Adrian effectively exchanges with critics of other countries, such as Chile (La fuga), Argentina (La lectora provisoria), Netherlands (Filmkrant), Slovenia (Ekran, in English at Girish), Denmark (16:9), Spain (Cahiers España, Tren de Sombras)... who knows where else, and not just with France (Cahiers Atlas) and USA (NYU) and helps to internationalize the critical discourse, to meet and engage with other "schools of thoughts". And the same way we watch our favourite films subtitled, we should also penetrate foreign discourse thanks to translation. Transnational film criticism is the goal of the internet generation. It doesn't matter whether we speak about cinema in English, French or Chinese... we need to find a way to break down the institutional walls put in place by the DVD regions, the distribution market, the extent of the press circulation, and the tongue territoriality. We don't get paid on the internet, therefore we are not subject to commercial competition and other nationalistic embargo. We, isolated cinephiles of the world, passionate about world cinema, must build the bridges that the Movie Industry sees no selfish profit to fund.
Adrian Martin (in Valdivia): "At last, the inevitable has occurred: the big movie companies have decided that they no longer need critics to publicise and discuss their products, to make them known, or give them an added “special cultural value”. The movie companies almost completely control, by now, what newspapers, radio and TV can say about films."
see my post on Critical Fallacy 9 : conflict of Interest on Media Conglomerates.
Adrian Martin : "Today, to put it bluntly from my perspective, it is that “middle range” of film criticism we must commit to, strongly and passionately and vigorously.
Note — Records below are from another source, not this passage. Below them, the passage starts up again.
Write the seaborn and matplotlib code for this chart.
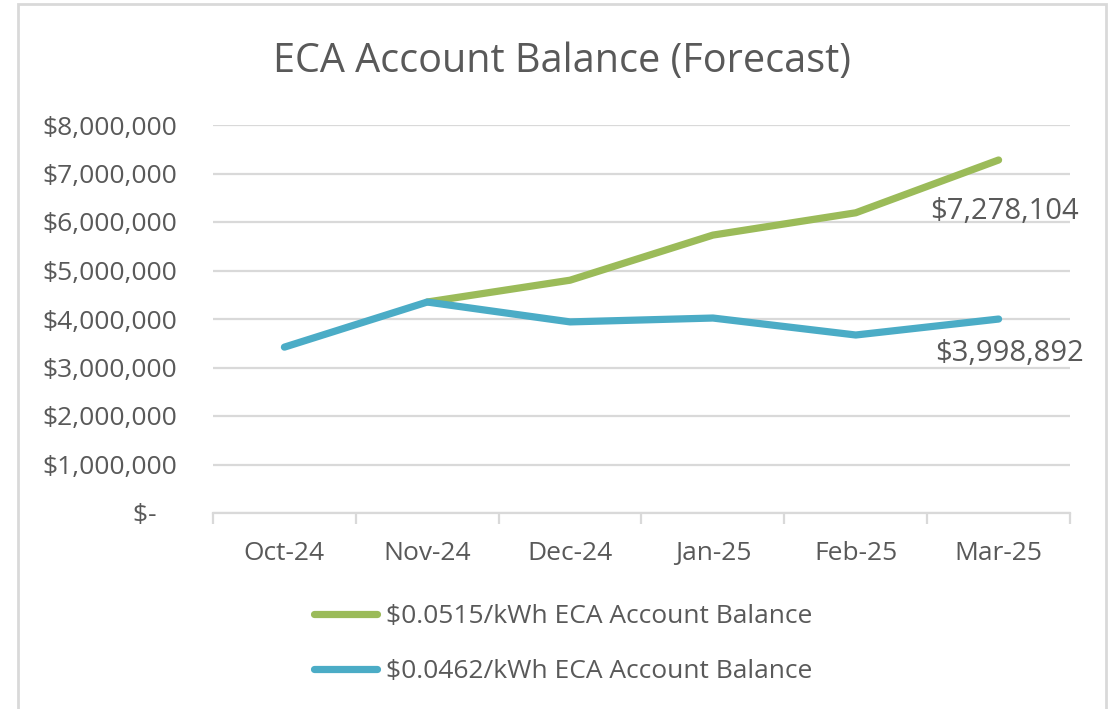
import pandas as pd
import numpy as np
import seaborn as sns
import matplotlib.pyplot as plt
from matplotlib.patches import Rectangle

# chart data
months = ['Oct-24', 'Nov-24', 'Dec-24', 'Jan-25', 'Feb-25', 'Mar-25']
high_rate = [np.nan, 4350000, 4800000, 5730000, 6190000, 7278104]
low_rate = [3420000, 4350000, 3940000, 4020000, 3670000, 3998892]
series_names = ['$0.0515/kWh ECA Account Balance', '$0.0462/kWh ECA Account Balance']
y_ticks = [0, 1000000, 2000000, 3000000, 4000000, 5000000, 6000000, 7000000, 8000000]

sns.set_theme(style='white')
plt.rcParams['font.family'] = ['Open Sans', 'DejaVu Sans']
text_col = '#595959'
grid_col = '#d9d9d9'
palette = {series_names[0]: '#9bbb59', series_names[1]: '#4bacc6'}

df = pd.DataFrame({
    'month': months * 2,
    'balance': high_rate + low_rate,
    'series': [series_names[0]] * len(months) + [series_names[1]] * len(months),
})

fig = plt.figure(figsize=(11.16, 7.09), dpi=100)
ax = fig.add_axes([213 / 1116, 1 - 513 / 709, (1070 - 213) / 1116, (513 - 125) / 709])

# chart frame
fig.patches.append(Rectangle((18 / 1116, -0.01), (1106 - 18) / 1116, 1 - 4 / 709 + 0.01,
                             transform=fig.transFigure, fill=False,
                             edgecolor=grid_col, linewidth=2))

sns.lineplot(data=df, x='month', y='balance', hue='series', palette=palette,
             sort=False, linewidth=5.2, solid_capstyle='round', ax=ax, legend=False)
# blue line on top
for line, z in zip(ax.lines, [3, 4]):
    line.set_zorder(z)

ax.set_xlim(-0.5, len(months) - 0.5)
ax.set_ylim(0, 8000000)
ax.set_yticks(y_ticks)
ax.set_yticklabels(['$-   '] + [f'${v:,.0f}' for v in y_ticks[1:]])
ax.yaxis.grid(True, color=grid_col, linewidth=1.6)
ax.set_axisbelow(True)
ax.set_xlabel('')
ax.set_ylabel('')

for s in ['top', 'right', 'left']:
    ax.spines[s].set_visible(False)
ax.spines['bottom'].set_color(grid_col)
ax.spines['bottom'].set_linewidth(1.6)

ax.set_xticks(np.arange(-0.5, len(months), 1.0), minor=True)
ax.set_xticks(range(len(months)))
ax.set_xticklabels(months)
ax.tick_params(axis='x', which='major', length=0, pad=20, labelsize=19, labelcolor=text_col)
ax.tick_params(axis='x', which='minor', length=8, width=1.6, color=grid_col, direction='out', bottom=True)
ax.tick_params(axis='y', length=0, pad=26, labelsize=19, labelcolor=text_col)

# end-point data labels
ax.annotate(f'${high_rate[-1]:,.0f}', (5, high_rate[-1]), xytext=(80, -51),
            textcoords='offset pixels', ha='right', va='center', fontsize=21, color=text_col)
ax.annotate(f'${low_rate[-1]:,.0f}', (5, low_rate[-1]), xytext=(85, -34),
            textcoords='offset pixels', ha='right', va='center', fontsize=21, color=text_col)

fig.text(562 / 1116, 1 - 62 / 709, 'ECA Account Balance (Forecast)', ha='center', va='center',
         fontsize=28.5, color=text_col)

handles = [plt.Line2D([], [], color=palette[n], linewidth=5.2, solid_capstyle='round') for n in series_names]
fig.legend(handles, series_names, loc='upper left', bbox_to_anchor=(290 / 1116, 1 - 580 / 709),
           frameon=False, fontsize=19, labelcolor=text_col, handlelength=2.4,
           handletextpad=0.35, labelspacing=1.15)

fig.savefig('out.png', dpi=100)
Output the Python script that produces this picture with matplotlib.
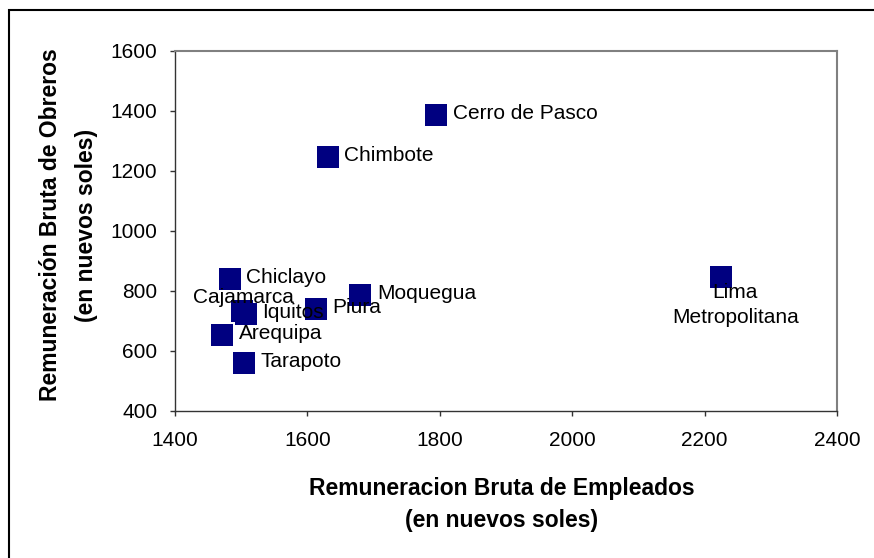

We must expand this middle range, and pull more into it from all directions. And we must pursue this dream not only in old-fashioned, single-language “hard cover” publications – but in a multi-lingual, cross-cultural way, on the Internet."
This reminds me of the fight for "Le cinéma du milieu" initiated by Ferran in France earlier this year (see my post A French Perspective (Responsibilities)), to defend the production of middle-range artfilms that don't have the big budget of highly commercial projects but require more money than shoe-string films made without expensive sets, costumes and cast. This is a thought-provoking analogy with the Film Criticism scene, both financially (budget cuts at newspapers) and culturally (disdain for middle-of-the-road articles blamed for being too intellectual and too superficial at once), because what matters is to reach out to a wider mainstream audience, and overcome the formal cost to become more accessible.